Introduction
This proposal aims to establish an electrical characterization facility to support the experimental validation of a ferroelectric spiking neural network (FSNN) based on Ferroelectric-FETs (Fe-FETs) devices for neuromorphic computing applications. Our team is currently designing normally-on ferroelectric FinFET/MOSFET devices using TCAD tools, with the necessary licenses already in place at the institute. Further, we are collaborating with NTHU Taiwan and have opportunity to get samples fabricated, compatible with the most-advanced technology node. However, our institute currently lacks the required characterization tools.
The proposed electrical characterization facility will address this gap and play a pivotal role in characterizing the synaptic crossbar arrays made from these devices. This will enable us to develop a Process Design Kit (PDK) and further investigate the circuit- and system-level performance of FSNNs, with simulations informed by data obtained through electrical characterization.
The characterization facility will consist of two key components:
- A mini electrical probe station equipped with 16 micro-manipulators to probe an 8×8 cross-bar array, and
- An electrical source and measure unit capable of acquiring data from an 8×8 switch matrix.
Estimated Timeline for the Project
12 Months
Expected Impact
Synaptic devices are a fundamental element in neuromorphic systems, enabling intelligent, low-power operations and compact chip designs. These devices make neuromorphic systems more efficient and scalable, providing an ideal foundation for next-generation computing systems. Fe-FETs have garnered significant attention due to their potential as synaptic devices, especially with the discovery of impressive ferroelectric properties in a CMOS compatible zirconium-doped hafnium oxide.

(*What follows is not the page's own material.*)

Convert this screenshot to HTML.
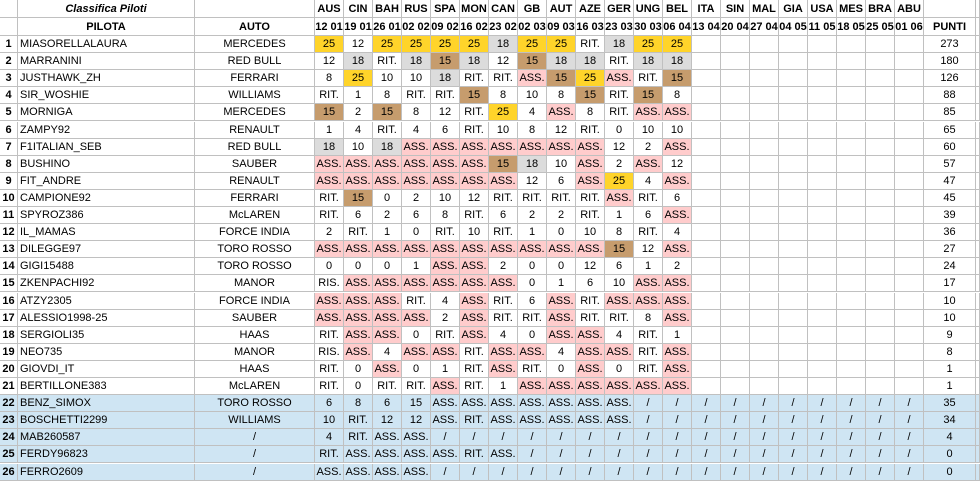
<!DOCTYPE html>
<html><head><meta charset="utf-8">
<style>
body{margin:0;width:980px;height:482px;overflow:hidden;background:#fff;font-family:"Liberation Sans",Arial,sans-serif;font-size:11px;color:#000}
#sheet{position:relative;width:980px;height:482px}
.c{position:absolute;box-sizing:border-box;border-right:1px solid #c0c0c0;border-bottom:1px solid #c0c0c0;display:flex;align-items:center;justify-content:center;white-space:nowrap;overflow:hidden}
.l{justify-content:flex-start;padding-left:2px}
.b{font-weight:bold}
</style></head><body>
<div id="sheet"></div>
<script>
const races=["AUS","CIN","BAH","RUS","SPA","MON","CAN","GB","AUT","AZE","GER","UNG","BEL","ITA","SIN","MAL","GIA","USA","MES","BRA","ABU"];
const dates=["12 01","19 01","26 01","02 02","09 02","16 02","23 02","02 03","09 03","16 03","23 03","30 03","06 04","13 04","20 04","27 04","04 05","11 05","18 05","25 05","01 06"];
const drivers=["MIASORELLALAURA","MARRANINI","JUSTHAWK_ZH","SIR_WOSHIE","MORNIGA","ZAMPY92","F1ITALIAN_SEB","BUSHINO","FIT_ANDRE","CAMPIONE92","SPYROZ386","IL_MAMAS","DILEGGE97","GIGI15488","ZKENPACHI92","ATZY2305","ALESSIO1998-25","SERGIOLI35","NEO735","GIOVDI_IT","BERTILLONE383","BENZ_SIMOX","BOSCHETTI2299","MAB260587","FERDY96823","FERRO2609"];
const cars=["MERCEDES","RED BULL","FERRARI","WILLIAMS","MERCEDES","RENAULT","RED BULL","SAUBER","RENAULT","FERRARI","McLAREN","FORCE INDIA","TORO ROSSO","TORO ROSSO","MANOR","FORCE INDIA","SAUBER","HAAS","MANOR","HAAS","McLAREN","TORO ROSSO","WILLIAMS","/","/","/"];
const points=[273,180,126,88,85,65,60,57,47,45,39,36,27,24,17,10,10,9,8,1,1,35,34,4,0,0];
const A="ASS.",R="RIT.",S="/";
const results=[
[25,12,25,25,25,25,18,25,25,R,18,25,25],
[12,18,R,18,15,18,12,15,18,18,R,18,18],
[8,25,10,10,18,R,R,A,15,25,A,R,15],
[R,1,8,R,R,15,8,10,8,15,R,15,8],
[15,2,15,8,12,R,25,4,A,8,R,A,A],
[1,4,R,4,6,R,10,8,12,R,0,10,10],
[18,10,18,A,A,A,A,A,A,A,12,2,A],
[A,A,A,A,A,A,15,18,10,A,2,A,12],
[A,A,A,A,A,A,A,12,6,A,25,4,A],
[R,15,0,2,10,12,R,R,R,R,A,R,6],
[R,6,2,6,8,R,6,2,2,R,1,6,A],
[2,R,1,0,R,10,R,1,0,10,8,R,4],
[A,A,A,A,A,A,A,A,A,A,15,12,A],
[0,0,0,1,A,A,2,0,0,12,6,1,2],
["RIS.",A,A,A,A,A,A,0,1,6,10,A,A],
[A,A,A,R,4,A,R,6,A,R,A,A,A],
[A,A,A,A,2,A,R,R,A,R,R,8,A],
[R,A,A,0,R,A,4,0,A,A,4,R,1],
["RIS.",A,4,A,A,R,A,A,4,A,A,R,A],
[R,0,A,0,1,R,A,R,0,A,0,R,A],
[R,0,R,R,A,R,1,A,A,A,A,A,A],
[6,8,6,15,A,A,A,A,A,A,A],
[10,R,12,12,A,R,A,A,A,A,A],
[4,R,A,A],
[R,A,A,A,A,R,A],
[A,A,A,A]
];
const sheet=document.getElementById('sheet');
const X0=315,W=29,PX=924,PW=52,HH=18,RH=17.1,Y0=36;
function cell(x,y,w,h,txt,cls,bg,name,inter){
 const d=document.createElement('div');
 d.className='c '+(cls||'');
 d.style.left=x+'px';d.style.top=y+'px';d.style.width=w+'px';d.style.height=h+'px';
 if(bg)d.style.background=bg;
 d.textContent=txt;
 
 
 sheet.appendChild(d);return d;
}
// header
cell(0,0,18,HH,'','', '', 'corner-cell',false);
cell(18,0,177,HH,'Classifica Piloti','b','', 'sheet-title',false).style.fontStyle='italic';
cell(195,0,120,HH,'','', '', 'header-blank',false);
cell(0,HH,18,HH,'','', '', 'corner-cell-2',false);
cell(18,HH,177,HH,'PILOTA','b','', 'pilota-header',false);
cell(195,HH,120,HH,'AUTO','b','', 'auto-header',false);
races.forEach((r,i)=>{
 cell(X0+i*W,0,W,HH,r,'b','', 'race-header-'+r.toLowerCase(),false);
 cell(X0+i*W,HH,W,HH,dates[i],'b','', 'race-date-'+r.toLowerCase(),false);
});
cell(PX,0,PW,HH,'','', '', 'punti-header-blank',false);
cell(PX,HH,PW,HH,'PUNTI','b','', 'punti-header',false);
cell(PX+PW,0,980-PX-PW,HH,'','', '', 'extra-col',false);
cell(PX+PW,HH,980-PX-PW,HH,'','', '', 'extra-col',false);
function colorFor(v,blue){
 if(blue)return '#cfe5f3';
 if(v===25)return '#ffd42a';
 if(v===18)return '#dcdcdc';
 if(v===15)return '#c69c6d';
 if(v===A)return '#ffcccc';
 return '';
}
drivers.forEach((d,i)=>{
 const y=Y0+i*RH, blue=i>=21, bg=blue?'#cfe5f3':'';
 cell(0,y,18,RH,String(i+1),'b',bg,'row-number',false);
 cell(18,y,177,RH,d,'l',bg,'driver-name',false);
 cell(195,y,120,RH,cars[i],'',bg,'driver-car',false);
 races.forEach((r,j)=>{
  let v=results[i][j];
  if(v===undefined)v=blue?S:'';
  cell(X0+j*W,y,W,RH,String(v),'',colorFor(v,blue),'result-'+r.toLowerCase(),false);
 });
 cell(PX,y,PW,RH,String(points[i]),'',bg,'driver-points',false);
 cell(PX+PW,y,980-PX-PW,RH,'','',bg,'extra-col',false);
});
</script>
</body></html>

The successful integration of Fe-FETs into synaptic devices can advance artificial neural networks and bring us closer to realizing neuromorphic computing systems. Although current synapse array technology has made significant progress, there is still considerable potential for improvement, particularly in terms of performance, scalability, and power efficiency.
The impact of the project will be far-reaching, both in terms of technological advancements and institutional growth. The facility will play a crucial role in the validation of FSNNs, supporting the development of a PDK and enabling high-performance simulations. It will also allow the institute to contribute to national and global efforts in neuromorphic engineering, artificial intelligence, and high-performance computing, ultimately advancing the field and improving the capabilities of neuromorphic systems.